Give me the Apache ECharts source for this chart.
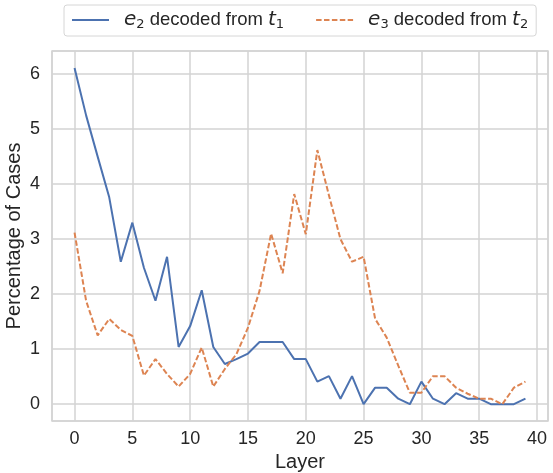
<!DOCTYPE html>
<html>
<head>
<meta charset="utf-8">
<script src="https://cdn.jsdelivr.net/npm/echarts@6/dist/echarts.min.js"></script>
<style>
  html, body { margin: 0; padding: 0; background: #fff; }
  #main { width: 553px; height: 473px; }
</style>
</head>
<body>
<div id="main"></div>
<script>
// layer index 0..39
var layers = [];
for (var i = 0; i < 40; i++) layers.push(i);

// e2 decoded from t1
var e2Values = [6.11, 5.25, 4.5, 3.76, 2.59, 3.30, 2.48, 1.88, 2.68, 1.04,
                1.42, 2.07, 1.04, 0.73, 0.82, 0.92, 1.13, 1.13, 1.13, 0.82,
                0.82, 0.41, 0.51, 0.10, 0.51, 0.00, 0.30, 0.30, 0.10, 0.00,
                0.41, 0.10, 0.00, 0.20, 0.10, 0.10, 0.00, 0.00, 0.00, 0.10];
// e3 decoded from t2
var e3Values = [3.12, 1.88, 1.25, 1.55, 1.35, 1.24, 0.52, 0.82, 0.55, 0.32,
                0.55, 1.03, 0.32, 0.64, 0.91, 1.39, 2.06, 3.10, 2.38, 3.82,
                3.09, 4.62, 3.80, 3.00, 2.59, 2.68, 1.55, 1.21, 0.70, 0.21,
                0.21, 0.51, 0.51, 0.30, 0.19, 0.10, 0.10, 0.00, 0.30, 0.41];

var xTicks = [0, 5, 10, 15, 20, 25, 30, 35, 40];
var yTicks = [0, 1, 2, 3, 4, 5, 6];

function pairs(xs, ys) {
  return xs.map(function (x, i) { return [x, ys[i]]; });
}

var myChart = echarts.init(document.getElementById('main'));
var textColor = '#262626';
var gridColor = '#d3d3d3';

var option = {
  backgroundColor: '#fff',
  animation: false,
  textStyle: { fontFamily: 'Liberation Sans, Arial, sans-serif' },
  grid: {
    left: 52, right: 5, top: 51, bottom: 52,
    outerBoundsMode: 'none',
    containLabel: false,
    show: true, borderColor: gridColor, borderWidth: 1.5
  },
  legend: {
    left: 64, top: 5,
    padding: [5, 8, 5, 7],
    itemWidth: 37, itemHeight: 14,
    itemGap: 31,
    borderColor: '#d6d6d6', borderWidth: 1, borderRadius: 3,
    itemStyle: { opacity: 0, color: 'transparent', borderWidth: 0 },
    data: ['e2', 'e3'],
    formatter: function (name) {
      return name === 'e2'
        ? '{i|e}{s|2}{n| decoded from }{i|t}{s|1}'
        : '{i|e}{s|3}{n| decoded from }{i|t}{s|2}';
    },
    textStyle: {
      color: textColor,
      padding: [0, 0, 0, 10],
      rich: {
        n: { fontSize: 18.5, fontFamily: 'Liberation Sans', color: textColor, lineHeight: 22 },
        i: { fontSize: 20, fontFamily: 'DejaVu Sans', fontStyle: 'italic', color: textColor, lineHeight: 22 },
        s: { fontSize: 13, fontFamily: 'DejaVu Sans', color: textColor, verticalAlign: 'bottom', lineHeight: 18 }
      }
    }
  },
  xAxis: {
    type: 'value',
    min: -1.95, max: 40.95,
    splitNumber: 8,
    name: 'Layer',
    nameLocation: 'middle',
    nameGap: 31,
    nameMoveOverlap: false,
    nameTextStyle: { fontSize: 20, color: textColor, fontFamily: 'Liberation Sans' },
    axisLine: { show: false },
    axisTick: { show: false },
    axisLabel: {
      fontSize: 18, color: textColor, margin: 9,
      formatter: function (v) { return xTicks.indexOf(v) >= 0 ? String(v) : ''; }
    },
    splitLine: { show: true, lineStyle: { color: gridColor, width: 1.5 } }
  },
  yAxis: {
    type: 'value',
    min: -0.3055, max: 6.42,
    splitNumber: 7,
    name: 'Percentage of Cases',
    nameLocation: 'middle',
    nameGap: 28,
    nameMoveOverlap: false,
    nameTextStyle: { fontSize: 20, color: textColor, fontFamily: 'Liberation Sans' },
    axisLine: { show: false },
    axisTick: { show: false },
    axisLabel: {
      fontSize: 18, color: textColor, margin: 12,
      formatter: function (v) { return yTicks.indexOf(v) >= 0 ? String(v) : ''; }
    },
    splitLine: { show: true, lineStyle: { color: gridColor, width: 1.5 } }
  },
  series: [{
    name: 'e2',
    type: 'line',
    symbol: 'none',
    data: pairs(layers, e2Values),
    itemStyle: { color: '#4c72b0' },
    lineStyle: { color: '#4c72b0', width: 2 }
  }, {
    name: 'e3',
    type: 'line',
    symbol: 'none',
    data: pairs(layers, e3Values),
    itemStyle: { color: '#dd8452' },
    lineStyle: { color: '#dd8452', width: 2, type: [5.5, 2.4] }
  }]
};
myChart.setOption(option);
</script>
</body>
</html>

▬▬▬

Reproduce each line exactly as it appears, omitting the pictures.

Give me the Apache ECharts source for this chart.
<!DOCTYPE html>
<html>
<head>
<meta charset="utf-8">
<script src="https://cdn.jsdelivr.net/npm/echarts@6/dist/echarts.min.js"></script>
<style>
  html, body { margin: 0; padding: 0; background: #fff; }
  #main { width: 553px; height: 473px; }
</style>
</head>
<body>
<div id="main"></div>
<script>
// layer index 0..39
var layers = [];
for (var i = 0; i < 40; i++) layers.push(i);

// e2 decoded from t1
var e2Values = [6.11, 5.25, 4.5, 3.76, 2.59, 3.30, 2.48, 1.88, 2.68, 1.04,
                1.42, 2.07, 1.04, 0.73, 0.82, 0.92, 1.13, 1.13, 1.13, 0.82,
                0.82, 0.41, 0.51, 0.10, 0.51, 0.00, 0.30, 0.30, 0.10, 0.00,
                0.41, 0.10, 0.00, 0.20, 0.10, 0.10, 0.00, 0.00, 0.00, 0.10];
// e3 decoded from t2
var e3Values = [3.12, 1.88, 1.25, 1.55, 1.35, 1.24, 0.52, 0.82, 0.55, 0.32,
                0.55, 1.03, 0.32, 0.64, 0.91, 1.39, 2.06, 3.10, 2.38, 3.82,
                3.09, 4.62, 3.80, 3.00, 2.59, 2.68, 1.55, 1.21, 0.70, 0.21,
                0.21, 0.51, 0.51, 0.30, 0.19, 0.10, 0.10, 0.00, 0.30, 0.41];

var xTicks = [0, 5, 10, 15, 20, 25, 30, 35, 40];
var yTicks = [0, 1, 2, 3, 4, 5, 6];

function pairs(xs, ys) {
  return xs.map(function (x, i) { return [x, ys[i]]; });
}

var myChart = echarts.init(document.getElementById('main'));
var textColor = '#262626';
var gridColor = '#d3d3d3';

var option = {
  backgroundColor: '#fff',
  animation: false,
  textStyle: { fontFamily: 'Liberation Sans, Arial, sans-serif' },
  grid: {
    left: 52, right: 5, top: 51, bottom: 52,
    outerBoundsMode: 'none',
    containLabel: false,
    show: true, borderColor: gridColor, borderWidth: 1.5
  },
  legend: {
    left: 64, top: 5,
    padding: [5, 8, 5, 7],
    itemWidth: 37, itemHeight: 14,
    itemGap: 31,
    borderColor: '#d6d6d6', borderWidth: 1, borderRadius: 3,
    itemStyle: { opacity: 0, color: 'transparent', borderWidth: 0 },
    data: ['e2', 'e3'],
    formatter: function (name) {
      return name === 'e2'
        ? '{i|e}{s|2}{n| decoded from }{i|t}{s|1}'
        : '{i|e}{s|3}{n| decoded from }{i|t}{s|2}';
    },
    textStyle: {
      color: textColor,
      padding: [0, 0, 0, 10],
      rich: {
        n: { fontSize: 18.5, fontFamily: 'Liberation Sans', color: textColor, lineHeight: 22 },
        i: { fontSize: 20, fontFamily: 'DejaVu Sans', fontStyle: 'italic', color: textColor, lineHeight: 22 },
        s: { fontSize: 13, fontFamily: 'DejaVu Sans', color: textColor, verticalAlign: 'bottom', lineHeight: 18 }
      }
    }
  },
  xAxis: {
    type: 'value',
    min: -1.95, max: 40.95,
    splitNumber: 8,
    name: 'Layer',
    nameLocation: 'middle',
    nameGap: 31,
    nameMoveOverlap: false,
    nameTextStyle: { fontSize: 20, color: textColor, fontFamily: 'Liberation Sans' },
    axisLine: { show: false },
    axisTick: { show: false },
    axisLabel: {
      fontSize: 18, color: textColor, margin: 9,
      formatter: function (v) { return xTicks.indexOf(v) >= 0 ? String(v) : ''; }
    },
    splitLine: { show: true, lineStyle: { color: gridColor, width: 1.5 } }
  },
  yAxis: {
    type: 'value',
    min: -0.3055, max: 6.42,
    splitNumber: 7,
    name: 'Percentage of Cases',
    nameLocation: 'middle',
    nameGap: 28,
    nameMoveOverlap: false,
    nameTextStyle: { fontSize: 20, color: textColor, fontFamily: 'Liberation Sans' },
    axisLine: { show: false },
    axisTick: { show: false },
    axisLabel: {
      fontSize: 18, color: textColor, margin: 12,
      formatter: function (v) { return yTicks.indexOf(v) >= 0 ? String(v) : ''; }
    },
    splitLine: { show: true, lineStyle: { color: gridColor, width: 1.5 } }
  },
  series: [{
    name: 'e2',
    type: 'line',
    symbol: 'none',
    data: pairs(layers, e2Values),
    itemStyle: { color: '#4c72b0' },
    lineStyle: { color: '#4c72b0', width: 2 }
  }, {
    name: 'e3',
    type: 'line',
    symbol: 'none',
    data: pairs(layers, e3Values),
    itemStyle: { color: '#dd8452' },
    lineStyle: { color: '#dd8452', width: 2, type: [5.5, 2.4] }
  }]
};
myChart.setOption(option);
</script>
</body>
</html>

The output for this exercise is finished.